The Dagong Global downgrade lowered the local and foreign currency long-term sovereign credit rating of the U.S. by one level to A+, from the previous AA, with "negative" outlook. The Chinese rating agency said the downgrade reflected the U.S.'s deteriorating debt repayment capability and drastic decline of the U.S. government's intention of debt repayment.

"The serious defects in the U.S. economy will lead to long-term recession and fundamentally lower the national solvency," Dagong said in a report. The Chinese rating agency said the Federal Reserve's new round of quantitative easing would further depreciate the U.S. dollar and was entirely counter to the interest of the creditors. "The credit crisis is far from over in the United States and the U.S. economy will be in a long-term recession," Dagong Global warned in the report, adding that a weakening greenback will cripple U.S. capability to attract dollar capital reflow.

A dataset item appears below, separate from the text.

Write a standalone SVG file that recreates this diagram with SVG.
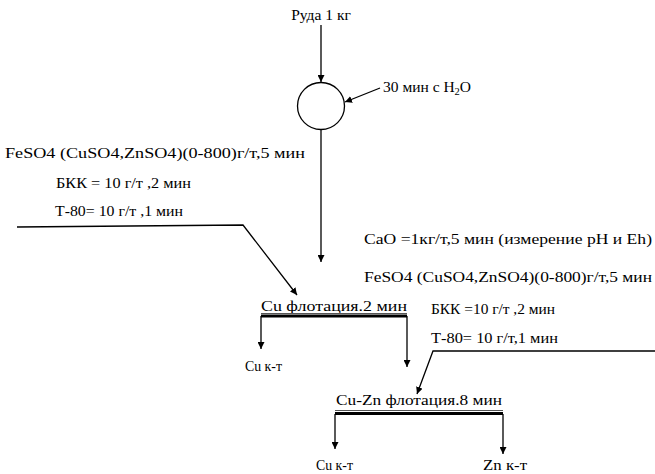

Parasites Hoarding Commodities, Pumping Up Prices Even Higher

Nov. 8 (EIRNS)—If the banks get their way, the prices of commodities will skyrocket even higher. JP Morgan, Goldman Sachs, and Deutsche Bank, among others, are putting together physically backed exchange traded funds (ETFs). These would be commodities funds backed by actual physical holdings of commodities. These funds will be hoarding commodities such as copper, lead, aluminum, and nickel rather than futures contracts, which would drive the prices up even higher. But the same banks will be trading in futures as well, promising to drive up prices at will.

The Daily Telegraph reports that several metal traders and experts have written to the City of London's watchdog not to approve the application, because it could be "approving the next financial bubble." They also say the obvious, that this will "distort" commodity prices, writing, "by allowing investors to hoard physical supplies is equivalent of allowing investors to sit on warehouses of wheat while Tesco (a supermarket) is short of bread."